- What needs to be done: Repeat, exactly and in full, the lines of the listing below, but without any pictures.
[start]
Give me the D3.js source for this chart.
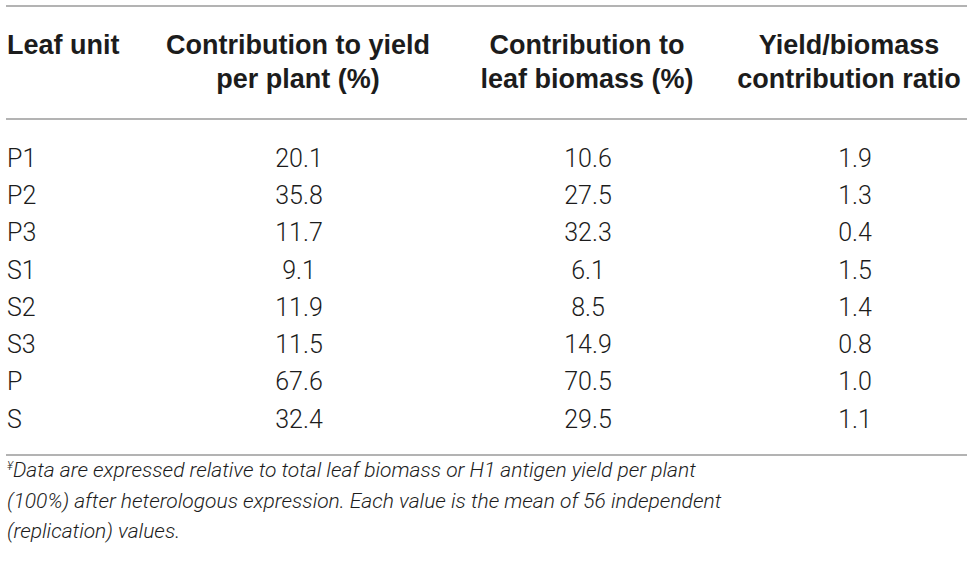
<!DOCTYPE html>
<html>
<head>
<meta charset="utf-8">
<script src="https://cdn.jsdelivr.net/npm/d3@7"></script>
<style>
  html, body { margin: 0; padding: 0; background: #fff; }
  svg { display: block; }
</style>
</head>
<body>
<div id="table"></div>
<script>
// table values
var units = ["P1", "P2", "P3", "S1", "S2", "S3", "P", "S"];
var yieldContribution = [20.1, 35.8, 11.7, 9.1, 11.9, 11.5, 67.6, 32.4];
var biomassContribution = [10.6, 27.5, 32.3, 6.1, 8.5, 14.9, 70.5, 29.5];
var ratio = [1.9, 1.3, 0.4, 1.5, 1.4, 0.8, 1.0, 1.1];

var columns = ["unit", "yield", "biomass", "ratio"];
var headers = [
	["Leaf unit"],
	["Contribution to yield", "per plant (%)"],
	["Contribution to", "leaf biomass (%)"],
	["Yield/biomass", "contribution ratio"]
];
var footnote = [
	"Data are expressed relative to total leaf biomass or H1 antigen yield per plant",
	"(100%) after heterologous expression. Each value is the mean of 56 independent",
	"(replication) values."
];

var width = 974, height = 576;
var ink = "#1c1c1c";
var rule = "#9a9a9a";

var svg = d3.select("#table")
	.append("svg")
	.attr("width", width)
	.attr("height", height);

// column positions (header centre and cell centre)
var headX = d3.scaleOrdinal().domain(columns).range([7, 298, 587, 849]);
var cellX = d3.scaleOrdinal().domain(columns).range([7, 299, 588, 855]);
var anchor = function(c) { return c == "unit" ? "start" : "middle"; };

var y = d3.scalePoint().domain(units).range([166.7, 427.7]);

// rules
[6, 119, 455].forEach(function(ry) {
	svg.append("line")
		.attr("x1", 6).attr("x2", 967)
		.attr("y1", ry).attr("y2", ry)
		.style("stroke", rule)
		.style("stroke-width", 1.6);
});

// header
var head = svg.selectAll(".head")
	.data(headers)
	.enter().append("text")
	.attr("class", "head")
	.attr("x", function(d, i) { return headX(columns[i]); })
	.attr("y", 54)
	.attr("text-anchor", function(d, i) { return anchor(columns[i]); })
	.style("font-family", "'Liberation Sans', Arial, sans-serif")
	.style("font-weight", "bold")
	.style("font-size", "27px")
	.style("fill", ink);

head.selectAll("tspan")
	.data(function(d) { return d; })
	.enter().append("tspan")
	.attr("x", function() { return d3.select(this.parentNode).attr("x"); })
	.attr("dy", function(d, i) { return i == 0 ? 0 : 34; })
	.text(function(d) { return d; });

// body rows
var fmt = d3.format(".1f");
var rows = units.map(function(u, i) {
	return { unit: u, yield: fmt(yieldContribution[i]), biomass: fmt(biomassContribution[i]), ratio: fmt(ratio[i]) };
});

var row = svg.selectAll(".row")
	.data(rows)
	.enter().append("g")
	.attr("class", "row")
	.attr("transform", function(d) { return "translate(0," + y(d.unit) + ")"; });

row.selectAll("text")
	.data(function(d) { return columns.map(function(c) { return { col: c, v: d[c] }; }); })
	.enter().append("text")
	.attr("x", function(d) { return cellX(d.col); })
	.attr("text-anchor", function(d) { return anchor(d.col); })
	.style("font-family", "Roboto, 'Liberation Sans', sans-serif")
	.style("font-weight", 300)
	.style("font-size", "25px")
	.style("fill", ink)
	.text(function(d) { return d.v; });

// footnote
var note = svg.append("text")
	.attr("x", 7)
	.attr("y", 477)
	.style("font-family", "Roboto, 'Liberation Sans', sans-serif")
	.style("font-weight", 300)
	.style("font-style", "italic")
	.style("font-size", "21px")
	.style("fill", ink);

note.append("tspan")
	.attr("dy", -7)
	.style("font-size", "12px")
	.text("¥");

note.selectAll(".line")
	.data(footnote)
	.enter().append("tspan")
	.attr("class", "line")
	.attr("x", function(d, i) { return i == 0 ? null : 7; })
	.attr("dy", function(d, i) { return i == 0 ? 7 : 30.5; })
	.text(function(d) { return d; });
</script>
</body>
</html>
[end]
- Response for this exercise:
Give me the D3.js source for this chart.
<!DOCTYPE html>
<html>
<head>
<meta charset="utf-8">
<script src="https://cdn.jsdelivr.net/npm/d3@7"></script>
<style>
  html, body { margin: 0; padding: 0; background: #fff; }
  svg { display: block; }
</style>
</head>
<body>
<div id="table"></div>
<script>
// table values
var units = ["P1", "P2", "P3", "S1", "S2", "S3", "P", "S"];
var yieldContribution = [20.1, 35.8, 11.7, 9.1, 11.9, 11.5, 67.6, 32.4];
var biomassContribution = [10.6, 27.5, 32.3, 6.1, 8.5, 14.9, 70.5, 29.5];
var ratio = [1.9, 1.3, 0.4, 1.5, 1.4, 0.8, 1.0, 1.1];

var columns = ["unit", "yield", "biomass", "ratio"];
var headers = [
	["Leaf unit"],
	["Contribution to yield", "per plant (%)"],
	["Contribution to", "leaf biomass (%)"],
	["Yield/biomass", "contribution ratio"]
];
var footnote = [
	"Data are expressed relative to total leaf biomass or H1 antigen yield per plant",
	"(100%) after heterologous expression. Each value is the mean of 56 independent",
	"(replication) values."
];

var width = 974, height = 576;
var ink = "#1c1c1c";
var rule = "#9a9a9a";

var svg = d3.select("#table")
	.append("svg")
	.attr("width", width)
	.attr("height", height);

// column positions (header centre and cell centre)
var headX = d3.scaleOrdinal().domain(columns).range([7, 298, 587, 849]);
var cellX = d3.scaleOrdinal().domain(columns).range([7, 299, 588, 855]);
var anchor = function(c) { return c == "unit" ? "start" : "middle"; };

var y = d3.scalePoint().domain(units).range([166.7, 427.7]);

// rules
[6, 119, 455].forEach(function(ry) {
	svg.append("line")
		.attr("x1", 6).attr("x2", 967)
		.attr("y1", ry).attr("y2", ry)
		.style("stroke", rule)
		.style("stroke-width", 1.6);
});

// header
var head = svg.selectAll(".head")
	.data(headers)
	.enter().append("text")
	.attr("class", "head")
	.attr("x", function(d, i) { return headX(columns[i]); })
	.attr("y", 54)
	.attr("text-anchor", function(d, i) { return anchor(columns[i]); })
	.style("font-family", "'Liberation Sans', Arial, sans-serif")
	.style("font-weight", "bold")
	.style("font-size", "27px")
	.style("fill", ink);

head.selectAll("tspan")
	.data(function(d) { return d; })
	.enter().append("tspan")
	.attr("x", function() { return d3.select(this.parentNode).attr("x"); })
	.attr("dy", function(d, i) { return i == 0 ? 0 : 34; })
	.text(function(d) { return d; });

// body rows
var fmt = d3.format(".1f");
var rows = units.map(function(u, i) {
	return { unit: u, yield: fmt(yieldContribution[i]), biomass: fmt(biomassContribution[i]), ratio: fmt(ratio[i]) };
});

var row = svg.selectAll(".row")
	.data(rows)
	.enter().append("g")
	.attr("class", "row")
	.attr("transform", function(d) { return "translate(0," + y(d.unit) + ")"; });

row.selectAll("text")
	.data(function(d) { return columns.map(function(c) { return { col: c, v: d[c] }; }); })
	.enter().append("text")
	.attr("x", function(d) { return cellX(d.col); })
	.attr("text-anchor", function(d) { return anchor(d.col); })
	.style("font-family", "Roboto, 'Liberation Sans', sans-serif")
	.style("font-weight", 300)
	.style("font-size", "25px")
	.style("fill", ink)
	.text(function(d) { return d.v; });

// footnote
var note = svg.append("text")
	.attr("x", 7)
	.attr("y", 477)
	.style("font-family", "Roboto, 'Liberation Sans', sans-serif")
	.style("font-weight", 300)
	.style("font-style", "italic")
	.style("font-size", "21px")
	.style("fill", ink);

note.append("tspan")
	.attr("dy", -7)
	.style("font-size", "12px")
	.text("¥");

note.selectAll(".line")
	.data(footnote)
	.enter().append("tspan")
	.attr("class", "line")
	.attr("x", function(d, i) { return i == 0 ? null : 7; })
	.attr("dy", function(d, i) { return i == 0 ? 7 : 30.5; })
	.text(function(d) { return d; });
</script>
</body>
</html>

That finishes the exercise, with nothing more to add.